_EXERCISE INSTRUCTIONS_
Skip the pictures. Set down, word for word, the lines from the start of the material up to and including the line with "w.set_clip_on(False)".

_DATASET CONTENT_

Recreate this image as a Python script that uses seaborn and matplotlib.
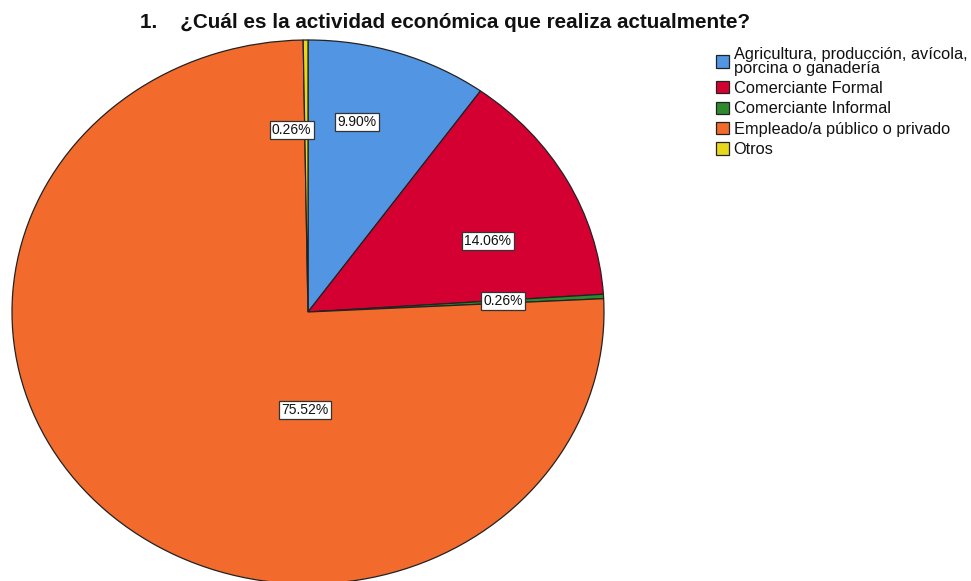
import matplotlib
matplotlib.use("Agg")
import matplotlib.pyplot as plt
import seaborn as sns

# Survey responses: current economic activity (percent of respondents)
categories = [
    "Agricultura, producción, avícola,\nporcina o ganadería",
    "Comerciante Formal",
    "Comerciante Informal",
    "Empleado/a público o privado",
    "Otros",
]
percentages = [9.90, 14.06, 0.26, 75.52, 0.26]
colors = ["#5295E3", "#D50032", "#2E8A2E", "#F26A2C", "#E8D81C"]
title = "1.    ¿Cuál es la actividad económica que realiza actualmente?"

sns.set_theme(style="white")
plt.rcParams["font.family"] = ["Liberation Sans", "DejaVu Sans"]

W, H = 971, 581
fig = plt.figure(figsize=(W / 100, H / 100), dpi=100)

# Axes sized in pixels so the pie is drawn as a slightly flattened ellipse
left_px, right_px, top_px, bottom_px = 12, 604, 40, 584
ax = fig.add_axes([left_px / W, (H - bottom_px) / H,
                   (right_px - left_px) / W, (bottom_px - top_px) / H])

wedges, _ = ax.pie(
    percentages,
    colors=colors,
    startangle=90,
    counterclock=False,
    wedgeprops=dict(edgecolor="#222222", linewidth=0.9),
)
ax.set_aspect("auto")
ax.set_xlim(-1, 1)
ax.set_ylim(-1, 1)
ax.axis("off")
for w in wedges:
    w.set_clip_on(False)

# Value labels (data coordinates inside the pie)
label_pos = [(0.166, 0.699), (0.608, 0.261), (0.66, 0.04), (-0.01, -0.36), (-0.055, 0.669)]
for (x, y), v in zip(label_pos, percentages):
    ax.text(x, y, f"{v:.2f}%", ha="center", va="center", fontsize=10, color="#111111",
            bbox=dict(boxstyle="square,pad=0.17", facecolor="white",
                      edgecolor="#333333", linewidth=0.9))

fig.text(140 / W, 1 - 22.5 / H, title, ha="left", va="center",
         fontsize=14.9, fontweight="bold", color="#111111")

leg = fig.legend(
    wedges, categories,
    loc="upper left", bbox_to_anchor=(716 / W, 1 - 47 / H),
    frameon=False, fontsize=11.8,
    handlelength=0.78, handleheight=0.78, handletextpad=0.3,
    labelspacing=0.33, borderpad=0, borderaxespad=0,
)
for t in leg.get_texts():
    t.set_linespacing(0.88)
    t.set_color("#111111")

fig.savefig("out.png", dpi=100, facecolor="white")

_WRITTEN SOLUTION_
Recreate this image as a Python script that uses seaborn and matplotlib.
import matplotlib
matplotlib.use("Agg")
import matplotlib.pyplot as plt
import seaborn as sns

# Survey responses: current economic activity (percent of respondents)
categories = [
    "Agricultura, producción, avícola,\nporcina o ganadería",
    "Comerciante Formal",
    "Comerciante Informal",
    "Empleado/a público o privado",
    "Otros",
]
percentages = [9.90, 14.06, 0.26, 75.52, 0.26]
colors = ["#5295E3", "#D50032", "#2E8A2E", "#F26A2C", "#E8D81C"]
title = "1.    ¿Cuál es la actividad económica que realiza actualmente?"

sns.set_theme(style="white")
plt.rcParams["font.family"] = ["Liberation Sans", "DejaVu Sans"]

W, H = 971, 581
fig = plt.figure(figsize=(W / 100, H / 100), dpi=100)

# Axes sized in pixels so the pie is drawn as a slightly flattened ellipse
left_px, right_px, top_px, bottom_px = 12, 604, 40, 584
ax = fig.add_axes([left_px / W, (H - bottom_px) / H,
                   (right_px - left_px) / W, (bottom_px - top_px) / H])

wedges, _ = ax.pie(
    percentages,
    colors=colors,
    startangle=90,
    counterclock=False,
    wedgeprops=dict(edgecolor="#222222", linewidth=0.9),
)
ax.set_aspect("auto")
ax.set_xlim(-1, 1)
ax.set_ylim(-1, 1)
ax.axis("off")
for w in wedges:
    w.set_clip_on(False)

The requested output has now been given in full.